Dans « le camion de poussins », un homme noue une complicité avec une petite fille, devenue muette, on le devine sans doute un peu autiste et fascinée par les carapaces issues des mues d'insectes dont elle fait don à cet homme. Elle est également très intéressée par un camion qui passe régulièrement, transportant des poussins de toutes les couleurs. Un jour, le camion se renverse sous leurs yeux, libérant ces milliers de petits êtres fragiles…évènement qui peut-être déclenchera une véritable mue chez la fillette...

Certaines nouvelles sont très courtes comme « Crochet d'argent » qui évoque le souvenir des ancêtres, ou encore « Boites de pastilles » qui montre comment un conducteur de bus scolaire parvient à consoler les chagrins des enfants.
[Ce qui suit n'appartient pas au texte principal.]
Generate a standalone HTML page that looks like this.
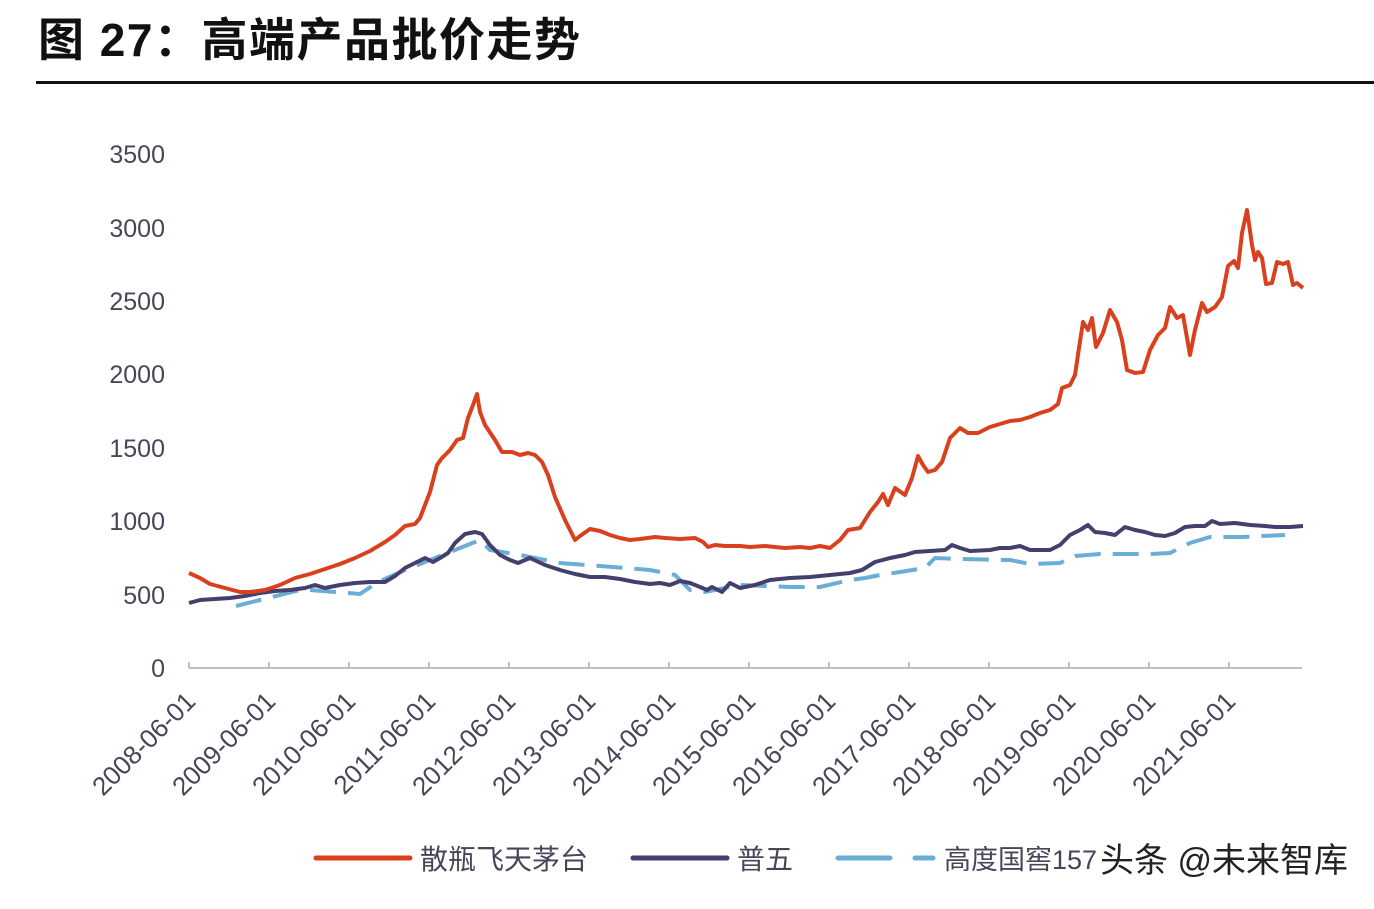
<!DOCTYPE html>
<html><head><meta charset="utf-8"><style>
body{margin:0;background:#fff;}
svg text{font-family:"Liberation Sans","Noto Sans CJK SC",sans-serif;}
</style></head><body>
<svg width="1374" height="904" viewBox="0 0 1374 904" xmlns="http://www.w3.org/2000/svg">
<rect width="1374" height="904" fill="#fff"/>
<text x="38" y="56" font-size="46" font-weight="bold" fill="#111" letter-spacing="1.5">图 27：高端产品批价走势</text>
<rect x="36" y="81" width="1338" height="3" fill="#111"/>
<g font-size="25" fill="#4a4458" text-anchor="end">
<text x="165" y="677">0</text><text x="165" y="604">500</text><text x="165" y="530">1000</text>
<text x="165" y="457">1500</text><text x="165" y="383">2000</text><text x="165" y="310">2500</text>
<text x="165" y="237">3000</text><text x="165" y="163">3500</text>
</g>
<line x1="189" y1="668" x2="1302" y2="668" stroke="#aaa" stroke-width="1.5"/>
<g stroke="#aaa" stroke-width="1.5">
<line x1="189" y1="662" x2="189" y2="668"/><line x1="269" y1="662" x2="269" y2="668"/><line x1="349" y1="662" x2="349" y2="668"/><line x1="429" y1="662" x2="429" y2="668"/><line x1="509" y1="662" x2="509" y2="668"/><line x1="589" y1="662" x2="589" y2="668"/><line x1="669" y1="662" x2="669" y2="668"/><line x1="749" y1="662" x2="749" y2="668"/><line x1="829" y1="662" x2="829" y2="668"/><line x1="909" y1="662" x2="909" y2="668"/><line x1="989" y1="662" x2="989" y2="668"/><line x1="1069" y1="662" x2="1069" y2="668"/><line x1="1149" y1="662" x2="1149" y2="668"/><line x1="1229" y1="662" x2="1229" y2="668"/>
</g>
<g font-size="26" fill="#4a4458" text-anchor="end">
<text transform="translate(197,703) rotate(-45)">2008-06-01</text>
<text transform="translate(277,703) rotate(-45)">2009-06-01</text>
<text transform="translate(357,703) rotate(-45)">2010-06-01</text>
<text transform="translate(437,703) rotate(-45)">2011-06-01</text>
<text transform="translate(517,703) rotate(-45)">2012-06-01</text>
<text transform="translate(597,703) rotate(-45)">2013-06-01</text>
<text transform="translate(677,703) rotate(-45)">2014-06-01</text>
<text transform="translate(757,703) rotate(-45)">2015-06-01</text>
<text transform="translate(837,703) rotate(-45)">2016-06-01</text>
<text transform="translate(917,703) rotate(-45)">2017-06-01</text>
<text transform="translate(997,703) rotate(-45)">2018-06-01</text>
<text transform="translate(1077,703) rotate(-45)">2019-06-01</text>
<text transform="translate(1157,703) rotate(-45)">2020-06-01</text>
<text transform="translate(1237,703) rotate(-45)">2021-06-01</text>
</g>
<polyline fill="none" stroke="#6aaed6" stroke-width="4" stroke-dasharray="26,12" points="236,606 260,600 300,590 310,590 360,594 378,582 405,570 430,560 440,556 460,548 480,540 490,550 520,555 560,563 600,566 650,570 675,575 690,590 705,592 720,589 740,585 790,587 820,587 850,580 865,578 880,575 900,572 925,568 935,558 960,559 1010,560 1030,564 1060,563 1075,556 1100,554 1150,554 1170,553 1190,543 1210,537 1240,537 1285,535"/>
<polyline fill="none" stroke="#453f6e" stroke-width="4" stroke-linejoin="round" points="189,603 200,600 215,599 230,598 245,596 260,593 275,591 290,590 305,588 315,585 325,588 340,585 355,583 370,582 385,582 395,576 405,568 415,563 425,558 433,562 440,558 448,553 455,543 465,534 475,532 482,534 490,545 500,555 510,560 518,563 530,558 545,565 560,570 575,574 590,577 605,577 620,579 635,582 650,584 660,583 670,585 680,581 690,583 700,587 707,590 712,587 722,592 730,583 740,588 755,585 770,580 790,578 810,577 830,575 850,573 862,570 875,562 890,558 905,555 915,552 930,551 945,550 952,545 960,548 970,551 990,550 1000,548 1010,548 1020,546 1030,550 1040,550 1050,550 1060,545 1070,535 1080,530 1088,525 1095,532 1105,533 1115,535 1125,527 1135,530 1145,532 1155,535 1165,536 1175,533 1185,527 1195,526 1205,526 1212,521 1220,524 1235,523 1250,525 1265,526 1275,527 1290,527 1303,526"/>
<polyline fill="none" stroke="#d9401e" stroke-width="4" stroke-linejoin="round" points="189,573 200,578 210,584 225,588 240,592 250,592 265,590 280,585 295,578 310,574 325,569 340,564 355,558 370,551 385,542 395,535 405,526 415,524 420,518 430,492 437,465 442,458 450,450 457,440 463,438 468,418 473,405 477,394 480,412 485,425 495,440 502,452 512,452 520,455 528,453 535,455 542,462 548,475 555,497 565,520 575,540 580,536 590,529 600,531 610,535 620,538 630,540 640,539 655,537 665,538 680,539 695,538 703,542 708,547 715,545 725,546 740,546 750,547 765,546 775,547 785,548 800,547 810,548 820,546 830,548 840,540 848,530 860,528 870,512 878,502 883,494 888,505 895,488 905,495 912,478 918,456 923,465 928,472 935,470 942,462 950,438 960,428 968,433 978,433 990,427 1000,424 1010,421 1020,420 1030,417 1040,413 1050,410 1058,404 1062,388 1070,385 1075,375 1079,348 1083,322 1088,330 1092,318 1096,347 1103,333 1110,310 1117,322 1122,340 1127,370 1135,373 1143,372 1150,350 1158,335 1165,328 1170,307 1177,318 1183,315 1190,355 1195,330 1202,303 1207,312 1215,307 1222,297 1228,266 1234,261 1238,268 1242,233 1247,210 1252,245 1255,260 1258,252 1262,258 1266,284 1272,283 1277,262 1283,264 1288,262 1293,285 1297,283 1303,288"/>
<line x1="316" y1="858" x2="410" y2="858" stroke="#d9401e" stroke-width="5" stroke-linecap="round"/>
<text x="420" y="869" font-size="28" fill="#4a4458">散瓶飞天茅台</text>
<line x1="633" y1="858" x2="727" y2="858" stroke="#453f6e" stroke-width="5" stroke-linecap="round"/>
<text x="737" y="869" font-size="28" fill="#4a4458">普五</text>
<line x1="838" y1="858" x2="890" y2="858" stroke="#6aaed6" stroke-width="5" stroke-linecap="round"/>
<line x1="915" y1="858" x2="933" y2="858" stroke="#6aaed6" stroke-width="5" stroke-linecap="round"/>
<text x="944" y="869" font-size="27" fill="#4a4458">高度国窖157</text>
<text x="1100" y="872" font-size="34" fill="#222">头条 @未来智库</text>
</svg>
</body></html>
Le livre se termine avec une belle nouvelle « le Guide », rencontre entre un vieil homme, ancien poète devenu « titreur », métier étonnant inventé par l'auteure, et un petit garçon, fils de la guide qui en connait un rayon sur sa ville. Un bel échange de savoirs et une ode à l'amour maternelle.

Le livre est empli de descriptions poétiques qui m'ont apporté beaucoup de paix : « le moment que l'homme préférait parmi ceux qu'il passait près de la fenêtre était celui qui précédait l'aube. L'obscurité se dissolvait petit à petit à partir de la bordure est du ciel qui commençait à se teinter d'une sensation lumineuse. Les étoiles s'éteignaient l'une après l'autre, la lune s'éloignait. Alors que le monde s'apprêtait à changer d'une manière aussi audacieuse, il n'y avait pas un bruit. Tout se modifiait dans le calme ».
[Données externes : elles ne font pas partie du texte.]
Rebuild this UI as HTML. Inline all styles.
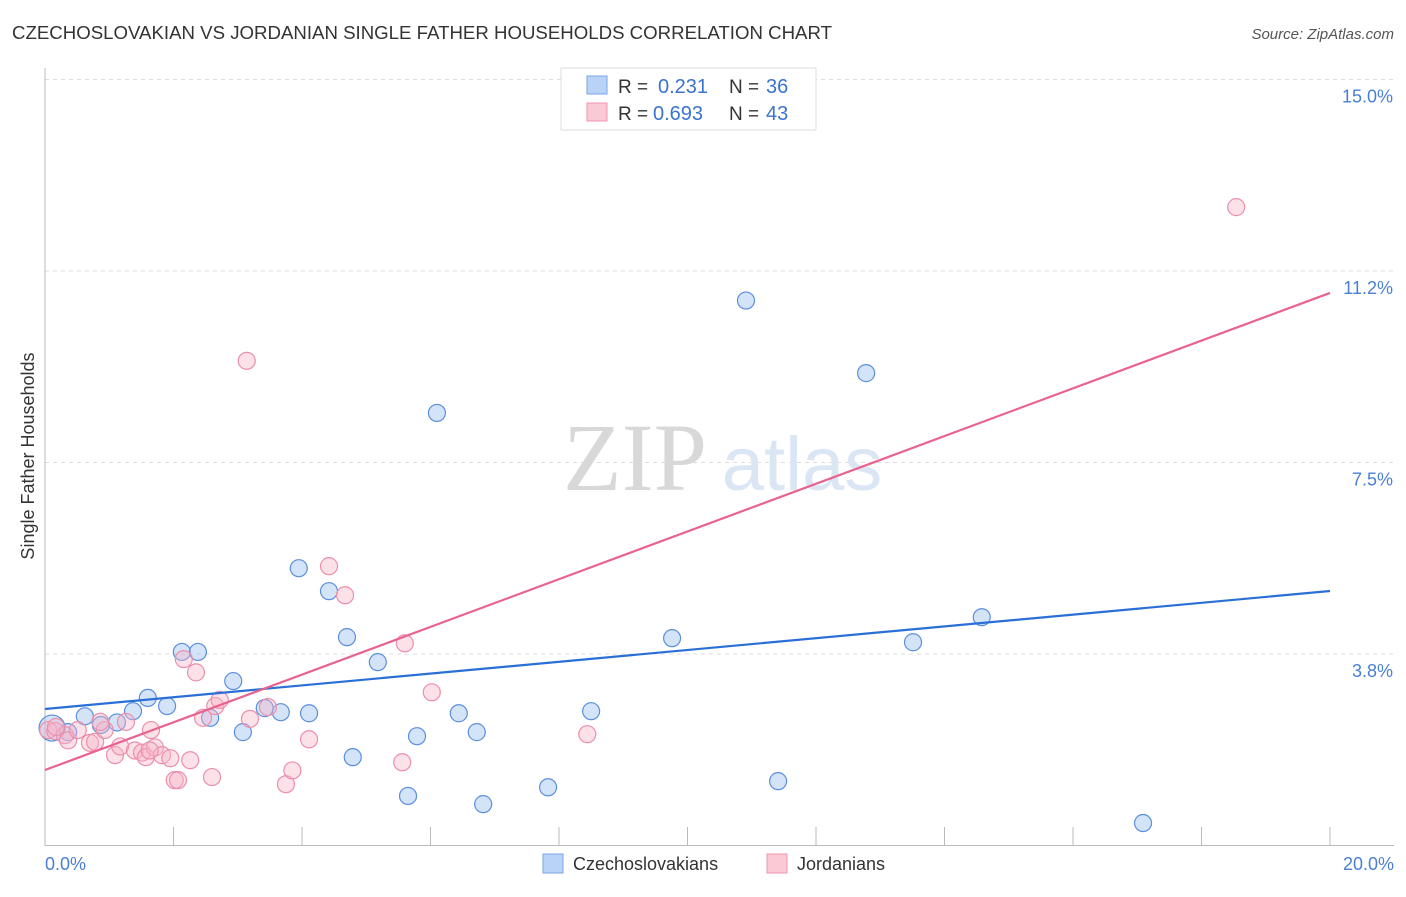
<!DOCTYPE html>
<html><head><meta charset="utf-8"><style>
body{margin:0;background:#fff;font-family:"Liberation Sans",sans-serif}
svg text{font-family:"Liberation Sans",sans-serif}
</style></head><body>
<svg id="chart" width="1406" height="892" xmlns="http://www.w3.org/2000/svg">
<text x="12" y="39" font-size="18" fill="#333" textLength="820" lengthAdjust="spacingAndGlyphs">CZECHOSLOVAKIAN VS JORDANIAN SINGLE FATHER HOUSEHOLDS CORRELATION CHART</text>
<text x="1394" y="39" font-size="15" fill="#555" text-anchor="end" font-style="italic">Source: ZipAtlas.com</text>
<g id="grid"></g>
<g><text x="635" y="490" font-size="96" fill="#d8d8d8" style="font-family:'Liberation Serif',serif" text-anchor="middle">ZIP</text><text x="802" y="490" font-size="76" fill="#dbe6f5" text-anchor="middle">atlas</text></g>
<line x1="45" y1="68" x2="45" y2="846" stroke="#bbb"/>
<line x1="45" y1="845.5" x2="1394" y2="845.5" stroke="#bbb"/>
<text transform="translate(34,456) rotate(-90)" font-size="18" fill="#333" text-anchor="middle">Single Father Households</text>
<text x="45" y="870" font-size="18" fill="#4a7fd4">0.0%</text>
<text x="1394" y="870" font-size="18" fill="#4a7fd4" text-anchor="end">20.0%</text>
<g id="pts"></g>
<g id="lines"></g>
<g>
<rect x="561" y="68" width="255" height="62" fill="#fff" stroke="#ddd"/>
<rect x="587" y="76" width="20" height="18" fill="#b9d3f6" stroke="#7aa6e6"/>
<rect x="587" y="103" width="20" height="18" fill="#fbc8d6" stroke="#f095b0"/>
<text x="618" y="93" font-size="19" fill="#333">R =</text>
<text x="658" y="93" font-size="20" fill="#3a73d0">0.231</text>
<text x="729" y="93" font-size="19" fill="#333">N =</text>
<text x="766" y="93" font-size="20" fill="#3a73d0">36</text>
<text x="618" y="120" font-size="19" fill="#333">R =</text>
<text x="653" y="120" font-size="20" fill="#3a73d0">0.693</text>
<text x="729" y="120" font-size="19" fill="#333">N =</text>
<text x="766" y="120" font-size="20" fill="#3a73d0">43</text>
</g>
<g>
<rect x="543" y="854" width="20" height="19" fill="#b9d3f6" stroke="#7aa6e6"/>
<text x="573" y="870" font-size="18" fill="#333">Czechoslovakians</text>
<rect x="767" y="854" width="20" height="19" fill="#fbc8d6" stroke="#f095b0"/>
<text x="797" y="870" font-size="18" fill="#333">Jordanians</text>
</g>
</svg>
<script>
const yTicks=[3.8,7.5,11.2,15.0];
const yTickVals=[3.75,7.5,11.25,15.0];
const xTickVals=[0,2,4,6,8,10,12,14,16,18,20];
const blueX=[0.11,0.36,0.62,0.87,1.12,1.37,1.60,1.90,2.13,2.38,2.57,2.93,3.08,3.42,3.67,3.95,4.11,4.42,4.70,4.79,5.18,5.65,5.79,6.10,6.44,6.72,6.82,7.83,8.50,9.76,10.91,11.41,12.78,13.51,14.58,17.09];
const blueY=[2.30,2.22,2.53,2.36,2.41,2.63,2.89,2.73,3.79,3.79,2.50,3.22,2.22,2.69,2.61,5.43,2.59,4.98,4.08,1.73,3.59,0.97,2.14,8.47,2.59,2.22,0.81,1.14,2.63,4.06,10.67,1.26,9.25,3.98,4.47,0.44];
const pinkX=[0.05,0.16,0.31,0.36,0.51,0.70,0.78,0.93,1.09,1.17,1.26,1.40,1.51,1.57,1.65,1.71,1.82,1.95,2.02,2.07,2.16,2.26,2.35,2.46,2.60,2.65,2.72,3.14,3.19,3.47,3.75,3.85,4.11,4.42,4.67,5.56,5.60,6.02,8.44,18.54,0.17,0.86,1.63];
const pinkY=[2.26,2.24,2.16,2.06,2.26,2.01,2.03,2.26,1.77,1.94,2.42,1.86,1.82,1.73,2.26,1.92,1.77,1.71,1.28,1.28,3.65,1.67,3.39,2.50,1.34,2.73,2.85,9.49,2.48,2.71,1.20,1.47,2.08,5.47,4.90,1.63,3.96,3.00,2.18,12.50,2.32,2.42,1.86];
const blueLine=[2.673,4.983];
const pinkLine=[1.478,10.82];
const X=v=>45+v*64.25, Y=v=>845.5-v*51.07;
const NS="http://www.w3.org/2000/svg";
function mk(tag,attrs,parent){const e=document.createElementNS(NS,tag);for(const k in attrs)e.setAttribute(k,attrs[k]);parent.appendChild(e);return e;}
const grid=document.getElementById('grid');
yTickVals.forEach((v,i)=>{
 const l=mk('line',{x1:45,x2:1394,y1:Y(v),y2:Y(v),stroke:'#ddd','stroke-dasharray':'4,4'},grid);
 
 
 const t=mk('text',{x:1393,y:Y(v)+23,'font-size':18,fill:'#4a7fd4','text-anchor':'end'},grid);
 t.textContent=yTicks[i].toFixed(1)+'%';
 
 
});
xTickVals.forEach(v=>{
 const l=mk('line',{x1:X(v),x2:X(v),y1:827,y2:845,stroke:'#bbb'},grid);
 
 
});
const pts=document.getElementById('pts');
blueX.forEach((x,i)=>{
 const c=mk('circle',{cx:X(x),cy:Y(blueY[i]),r:i==0?13:8.5,fill:'rgba(160,196,240,0.45)',stroke:'#5b8fdc','stroke-width':1.2},pts);
 
 
});
pinkX.forEach((x,i)=>{
 const c=mk('circle',{cx:X(x),cy:Y(pinkY[i]),r:8.5,fill:'rgba(248,180,200,0.4)',stroke:'#ec8fac','stroke-width':1.2},pts);
 
 
});
const lines=document.getElementById('lines');
const bl=mk('line',{x1:X(0),y1:Y(blueLine[0]),x2:X(20),y2:Y(blueLine[1]),stroke:'#2a6fd6','stroke-width':2.2},lines);


const pl=mk('line',{x1:X(0),y1:Y(pinkLine[0]),x2:X(20),y2:Y(pinkLine[1]),stroke:'#e8638f','stroke-width':2.2},lines);


</script>
</body></html>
Ce recueil de nouvelles fait la part belle aux enfants, j'ai été touchée par la façon bienveillante dont ils sont perçus et décrits : « Son nez, ses oreilles et son dos, simplement parce qu'ils étaient petits, faisaient sentir que Dieu y avait apporté un soin particulier. Ses cheveux sentaient bon. le noir de ses pupilles était si profond qu'on en aurait presque oublié qu'ils étaient là pour voir quelque chose. A la pensée que lui aussi, à l'âge de six ans, avait peut-être été comme ça, sans raison il se sentait malheureux ».
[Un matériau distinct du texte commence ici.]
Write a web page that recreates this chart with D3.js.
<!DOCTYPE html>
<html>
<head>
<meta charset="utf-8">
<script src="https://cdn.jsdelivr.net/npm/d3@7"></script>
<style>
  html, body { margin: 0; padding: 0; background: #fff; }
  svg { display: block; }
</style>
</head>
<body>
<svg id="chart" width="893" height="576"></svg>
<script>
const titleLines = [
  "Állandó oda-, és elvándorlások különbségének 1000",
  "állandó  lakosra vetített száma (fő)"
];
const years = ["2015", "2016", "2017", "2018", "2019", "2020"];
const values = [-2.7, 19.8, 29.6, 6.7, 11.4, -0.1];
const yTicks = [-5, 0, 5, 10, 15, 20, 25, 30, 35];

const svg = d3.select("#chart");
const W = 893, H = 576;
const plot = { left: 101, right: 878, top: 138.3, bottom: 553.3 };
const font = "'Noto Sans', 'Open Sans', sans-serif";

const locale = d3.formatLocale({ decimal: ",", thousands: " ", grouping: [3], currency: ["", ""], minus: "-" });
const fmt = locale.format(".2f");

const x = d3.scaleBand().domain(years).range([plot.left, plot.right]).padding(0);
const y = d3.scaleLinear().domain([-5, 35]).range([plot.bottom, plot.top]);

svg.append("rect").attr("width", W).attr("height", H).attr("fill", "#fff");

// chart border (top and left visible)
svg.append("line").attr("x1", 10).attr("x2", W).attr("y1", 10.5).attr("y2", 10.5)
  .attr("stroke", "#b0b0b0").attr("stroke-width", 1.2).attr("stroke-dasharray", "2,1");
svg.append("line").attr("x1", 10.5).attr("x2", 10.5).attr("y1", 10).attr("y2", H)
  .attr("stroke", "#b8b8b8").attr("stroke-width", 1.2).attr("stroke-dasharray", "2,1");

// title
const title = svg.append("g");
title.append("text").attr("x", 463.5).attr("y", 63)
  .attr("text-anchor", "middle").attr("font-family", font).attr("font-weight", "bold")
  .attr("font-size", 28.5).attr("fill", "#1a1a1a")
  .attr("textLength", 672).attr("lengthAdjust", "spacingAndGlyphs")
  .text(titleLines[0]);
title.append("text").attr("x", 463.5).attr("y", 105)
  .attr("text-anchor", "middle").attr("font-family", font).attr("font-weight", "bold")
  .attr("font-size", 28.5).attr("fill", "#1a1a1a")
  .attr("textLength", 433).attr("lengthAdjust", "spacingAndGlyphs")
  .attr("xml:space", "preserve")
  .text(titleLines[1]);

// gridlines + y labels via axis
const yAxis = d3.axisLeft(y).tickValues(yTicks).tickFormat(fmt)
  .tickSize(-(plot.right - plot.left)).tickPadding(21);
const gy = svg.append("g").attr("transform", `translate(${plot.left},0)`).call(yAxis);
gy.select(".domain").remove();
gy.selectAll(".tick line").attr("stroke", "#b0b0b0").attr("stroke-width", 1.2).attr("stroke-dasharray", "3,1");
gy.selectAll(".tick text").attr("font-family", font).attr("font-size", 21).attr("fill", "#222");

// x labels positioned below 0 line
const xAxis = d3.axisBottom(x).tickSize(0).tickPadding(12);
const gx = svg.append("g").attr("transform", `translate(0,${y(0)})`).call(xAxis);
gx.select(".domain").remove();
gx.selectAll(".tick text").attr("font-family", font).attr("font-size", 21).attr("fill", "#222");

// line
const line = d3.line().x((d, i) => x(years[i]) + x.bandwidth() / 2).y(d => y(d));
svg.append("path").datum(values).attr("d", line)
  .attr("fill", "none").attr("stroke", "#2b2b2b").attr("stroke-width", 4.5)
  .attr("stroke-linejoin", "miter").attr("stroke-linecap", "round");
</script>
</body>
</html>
« La mer », sous la plume japonaise de Yoko Ogawa, se fait lac silencieux. Surface lisse quasi-immobile sans fracas, sans récif, sans lyrisme que l'auteure éclaire sensuellement de petites tâches de soleil, délicates lumières inattendues et étonnantes, et de tourbillons cachés dans les profondeurs, transformant l'ordinaire en extraordinaire.